→ **GIVEN PROBLEM**: Output the line that holds "Rebuild this chart", the line that holds "INK = '#111111'", and every line between them, exactly, but none of the pictures.

→ **LISTING**:

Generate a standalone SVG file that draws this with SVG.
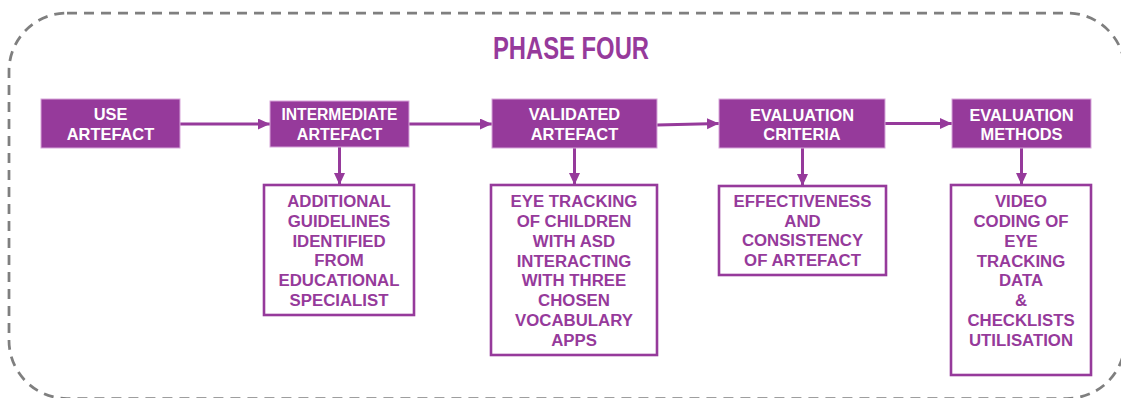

...

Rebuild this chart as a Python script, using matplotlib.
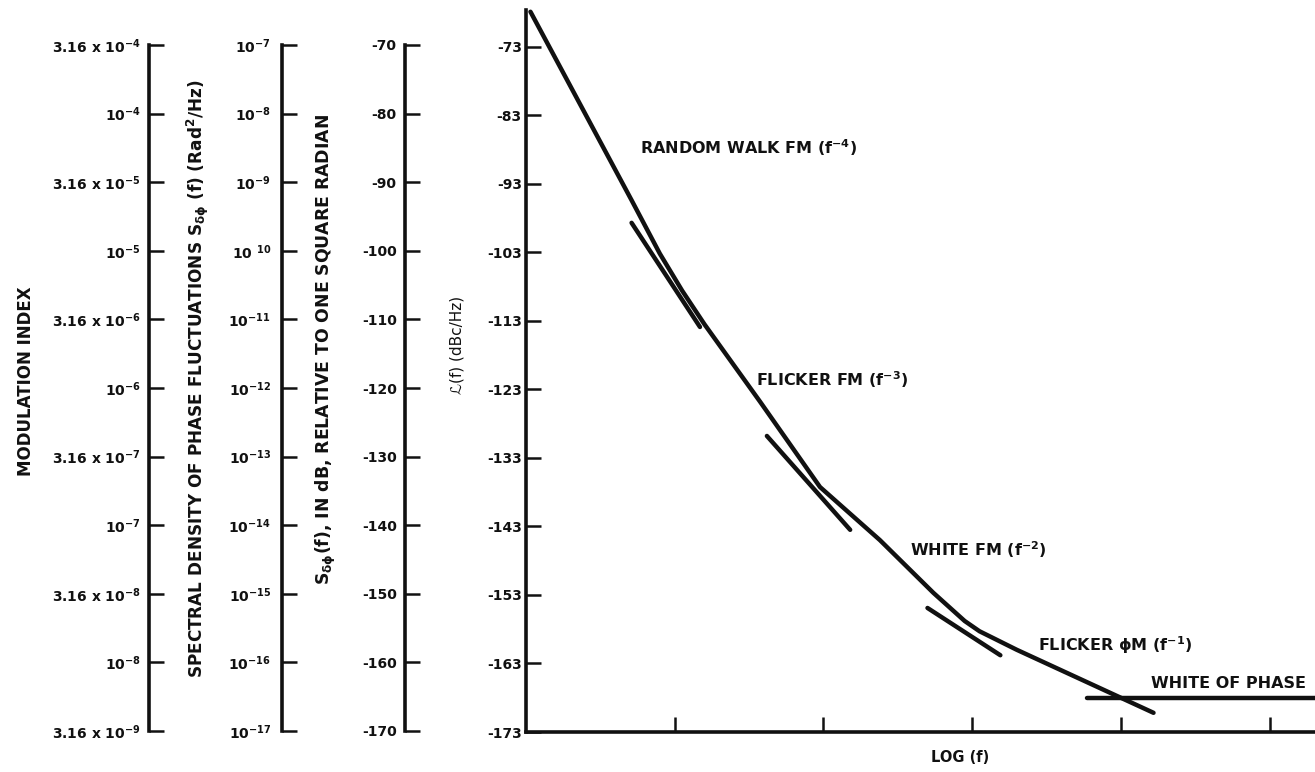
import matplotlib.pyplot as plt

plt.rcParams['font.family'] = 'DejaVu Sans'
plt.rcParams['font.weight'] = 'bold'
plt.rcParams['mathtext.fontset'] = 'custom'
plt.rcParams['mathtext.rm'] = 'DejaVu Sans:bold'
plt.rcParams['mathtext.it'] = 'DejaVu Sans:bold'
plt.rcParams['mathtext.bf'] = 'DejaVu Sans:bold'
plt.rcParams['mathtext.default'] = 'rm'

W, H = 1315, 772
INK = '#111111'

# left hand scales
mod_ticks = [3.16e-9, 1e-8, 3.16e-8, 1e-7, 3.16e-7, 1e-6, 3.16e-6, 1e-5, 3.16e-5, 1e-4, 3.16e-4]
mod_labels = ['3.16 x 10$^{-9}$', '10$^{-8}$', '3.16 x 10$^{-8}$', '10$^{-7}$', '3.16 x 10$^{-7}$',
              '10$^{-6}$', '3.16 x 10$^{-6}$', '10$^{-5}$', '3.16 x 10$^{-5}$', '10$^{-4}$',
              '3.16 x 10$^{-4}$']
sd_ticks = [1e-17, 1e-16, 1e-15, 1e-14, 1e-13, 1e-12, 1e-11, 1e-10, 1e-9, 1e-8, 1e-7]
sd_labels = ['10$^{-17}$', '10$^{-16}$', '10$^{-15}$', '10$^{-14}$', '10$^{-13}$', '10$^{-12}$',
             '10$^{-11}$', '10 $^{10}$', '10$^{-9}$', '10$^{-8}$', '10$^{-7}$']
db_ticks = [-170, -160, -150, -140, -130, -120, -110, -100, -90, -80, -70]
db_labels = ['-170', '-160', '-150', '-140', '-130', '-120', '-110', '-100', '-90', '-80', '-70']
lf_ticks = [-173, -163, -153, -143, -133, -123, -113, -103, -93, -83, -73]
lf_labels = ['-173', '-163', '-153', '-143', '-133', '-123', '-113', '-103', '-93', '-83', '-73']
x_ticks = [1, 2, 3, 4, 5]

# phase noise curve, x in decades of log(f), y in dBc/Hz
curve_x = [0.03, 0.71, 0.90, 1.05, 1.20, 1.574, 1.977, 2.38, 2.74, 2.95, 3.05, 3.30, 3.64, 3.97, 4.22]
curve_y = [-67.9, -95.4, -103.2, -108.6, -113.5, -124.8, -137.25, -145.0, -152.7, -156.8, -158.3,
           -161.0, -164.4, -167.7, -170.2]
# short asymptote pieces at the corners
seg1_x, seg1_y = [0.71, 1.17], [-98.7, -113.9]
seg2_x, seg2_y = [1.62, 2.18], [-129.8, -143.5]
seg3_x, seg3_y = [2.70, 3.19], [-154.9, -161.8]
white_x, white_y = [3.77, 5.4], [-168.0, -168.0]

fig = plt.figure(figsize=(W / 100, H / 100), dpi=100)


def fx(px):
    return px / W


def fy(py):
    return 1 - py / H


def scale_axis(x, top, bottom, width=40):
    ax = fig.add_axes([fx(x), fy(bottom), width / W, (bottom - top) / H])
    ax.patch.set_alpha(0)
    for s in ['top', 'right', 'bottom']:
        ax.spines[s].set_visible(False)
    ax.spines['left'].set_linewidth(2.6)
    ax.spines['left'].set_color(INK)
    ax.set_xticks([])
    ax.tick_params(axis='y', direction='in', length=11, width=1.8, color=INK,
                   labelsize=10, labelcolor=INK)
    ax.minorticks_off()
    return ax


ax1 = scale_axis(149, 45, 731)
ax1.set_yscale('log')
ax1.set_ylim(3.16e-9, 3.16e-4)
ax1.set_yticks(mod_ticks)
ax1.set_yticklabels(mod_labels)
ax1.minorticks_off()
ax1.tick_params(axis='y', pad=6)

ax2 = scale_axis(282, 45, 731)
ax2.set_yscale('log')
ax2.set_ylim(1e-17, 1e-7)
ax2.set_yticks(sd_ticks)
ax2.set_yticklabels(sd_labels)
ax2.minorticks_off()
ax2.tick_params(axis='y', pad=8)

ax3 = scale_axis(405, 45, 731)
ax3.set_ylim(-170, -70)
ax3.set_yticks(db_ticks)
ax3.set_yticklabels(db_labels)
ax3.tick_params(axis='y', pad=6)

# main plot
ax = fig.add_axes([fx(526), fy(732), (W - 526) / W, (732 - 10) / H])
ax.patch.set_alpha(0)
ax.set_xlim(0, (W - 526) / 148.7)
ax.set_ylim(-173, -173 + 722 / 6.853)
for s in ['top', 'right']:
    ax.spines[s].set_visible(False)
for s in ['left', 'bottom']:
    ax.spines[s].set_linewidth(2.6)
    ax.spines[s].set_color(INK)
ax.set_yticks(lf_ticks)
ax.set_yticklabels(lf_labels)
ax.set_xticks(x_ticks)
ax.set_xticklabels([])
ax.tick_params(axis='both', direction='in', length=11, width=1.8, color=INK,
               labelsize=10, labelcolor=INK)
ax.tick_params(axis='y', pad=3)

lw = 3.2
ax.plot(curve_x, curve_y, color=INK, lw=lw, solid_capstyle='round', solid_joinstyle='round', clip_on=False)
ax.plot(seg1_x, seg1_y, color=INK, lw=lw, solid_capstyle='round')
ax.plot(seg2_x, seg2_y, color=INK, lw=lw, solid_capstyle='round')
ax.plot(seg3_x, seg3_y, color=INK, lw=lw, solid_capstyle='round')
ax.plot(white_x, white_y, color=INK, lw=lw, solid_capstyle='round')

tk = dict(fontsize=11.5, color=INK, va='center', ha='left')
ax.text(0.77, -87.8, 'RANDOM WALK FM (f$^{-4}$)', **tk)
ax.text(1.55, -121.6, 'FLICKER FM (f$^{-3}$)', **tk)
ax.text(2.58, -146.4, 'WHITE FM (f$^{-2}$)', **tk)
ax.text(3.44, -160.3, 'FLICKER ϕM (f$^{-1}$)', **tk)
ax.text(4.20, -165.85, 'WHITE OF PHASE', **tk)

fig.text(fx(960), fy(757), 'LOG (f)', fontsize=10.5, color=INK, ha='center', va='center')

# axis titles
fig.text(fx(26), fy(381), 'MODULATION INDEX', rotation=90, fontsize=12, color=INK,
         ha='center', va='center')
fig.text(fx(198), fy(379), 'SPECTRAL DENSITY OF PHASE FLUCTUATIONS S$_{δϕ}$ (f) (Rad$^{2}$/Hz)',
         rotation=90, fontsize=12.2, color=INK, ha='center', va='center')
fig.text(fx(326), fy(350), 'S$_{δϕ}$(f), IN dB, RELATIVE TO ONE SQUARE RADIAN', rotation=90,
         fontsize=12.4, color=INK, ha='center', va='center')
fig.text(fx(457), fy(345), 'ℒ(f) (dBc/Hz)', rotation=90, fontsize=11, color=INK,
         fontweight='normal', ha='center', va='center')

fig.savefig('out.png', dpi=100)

---

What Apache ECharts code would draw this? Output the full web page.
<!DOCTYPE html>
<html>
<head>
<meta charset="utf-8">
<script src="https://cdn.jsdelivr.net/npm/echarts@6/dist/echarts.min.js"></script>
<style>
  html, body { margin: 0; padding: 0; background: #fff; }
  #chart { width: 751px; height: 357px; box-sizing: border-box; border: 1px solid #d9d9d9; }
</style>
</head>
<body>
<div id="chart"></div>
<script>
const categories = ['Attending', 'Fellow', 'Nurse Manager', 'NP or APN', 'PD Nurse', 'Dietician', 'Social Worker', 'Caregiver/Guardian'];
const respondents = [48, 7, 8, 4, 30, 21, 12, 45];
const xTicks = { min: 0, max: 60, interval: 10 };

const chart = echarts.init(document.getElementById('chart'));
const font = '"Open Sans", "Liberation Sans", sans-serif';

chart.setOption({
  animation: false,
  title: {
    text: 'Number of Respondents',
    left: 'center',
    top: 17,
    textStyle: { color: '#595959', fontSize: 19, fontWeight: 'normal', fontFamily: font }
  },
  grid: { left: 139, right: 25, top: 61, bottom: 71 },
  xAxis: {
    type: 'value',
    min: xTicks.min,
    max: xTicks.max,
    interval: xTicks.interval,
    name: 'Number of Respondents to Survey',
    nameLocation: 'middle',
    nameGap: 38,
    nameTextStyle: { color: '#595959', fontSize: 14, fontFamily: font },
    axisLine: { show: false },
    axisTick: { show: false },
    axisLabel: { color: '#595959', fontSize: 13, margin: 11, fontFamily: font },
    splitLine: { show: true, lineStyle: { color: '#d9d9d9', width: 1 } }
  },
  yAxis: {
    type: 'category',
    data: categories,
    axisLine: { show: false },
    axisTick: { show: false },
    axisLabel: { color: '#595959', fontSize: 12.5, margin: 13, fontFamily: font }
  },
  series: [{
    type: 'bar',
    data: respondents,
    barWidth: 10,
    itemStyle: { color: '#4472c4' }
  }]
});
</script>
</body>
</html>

→ **FULL OUTPUT**:
Rebuild this chart as a Python script, using matplotlib.
import matplotlib.pyplot as plt

plt.rcParams['font.family'] = 'DejaVu Sans'
plt.rcParams['font.weight'] = 'bold'
plt.rcParams['mathtext.fontset'] = 'custom'
plt.rcParams['mathtext.rm'] = 'DejaVu Sans:bold'
plt.rcParams['mathtext.it'] = 'DejaVu Sans:bold'
plt.rcParams['mathtext.bf'] = 'DejaVu Sans:bold'
plt.rcParams['mathtext.default'] = 'rm'

W, H = 1315, 772
INK = '#111111'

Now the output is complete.